連載記事:新米ママ歴14年 紫原明子の家族日記
お父さんの、子どものころの話【新米ママ歴14年 紫原明子の家族日記 第6話】
あらためて文字にするとなかなか鮮烈なエピソードだが、子どもだった私にとっては何度聞いても爆笑モノで、渋る父にねだっては、繰り返しこのときの話をしてもらった。だって、自分にとっては立派な大人以外の何物でもない父に、実は私の知らないまぬけな子ども時代がちゃんとあって、おまけに私の中では、温和で、寡黙な印象しかない祖父が、元気に猛り狂ってビンタしているのだ。
そんなことがあったのかという驚きと、在りし日の父少年への親しみと、そして子ども心にもほんの少しのもの哀しさと。父の話を聞くたび、私の中にはたくさんの感情が湧き上がった。

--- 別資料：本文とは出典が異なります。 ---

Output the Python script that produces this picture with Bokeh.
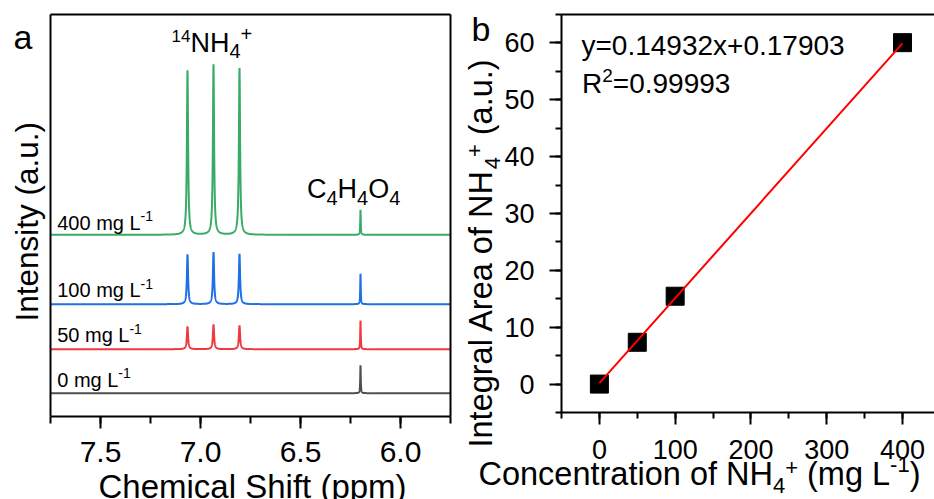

あらためて思えばあのとき、まだたった数年しか生きていない幼い私は、初めて“今、この瞬間”から少しだけ距離を置くことを学んだのだ。自分と、その周囲を、今いる場所から一歩下がって俯瞰(ふかん)してみる。するとそこには、祖父から父、父から私へ、途切れることなく続いてきた、血の通った、長い、長い時間が存在していたのだ。
「ねえ、あの話しして?」
考えてみれば、母になった私はあまり子ども達に昔の話をしたことがない。
だから、子ども達にこんな風にせがまれたりしたこともそうそうない。……話さなきゃな、と思う。私がまだお母さんになる前の話。今のモーや夢見と同じくらい不器用だった、子ども時代の話。大人になって、ようやく笑い話にできるようになったけれど、それでもやっぱり、ほんの少しほろ苦い昔の話。何しろそれは、どんな素敵な絵本だってかなわない、私と子ども達だけの、特別な物語。彼らの“今”を形作る、特別な物語なのだ。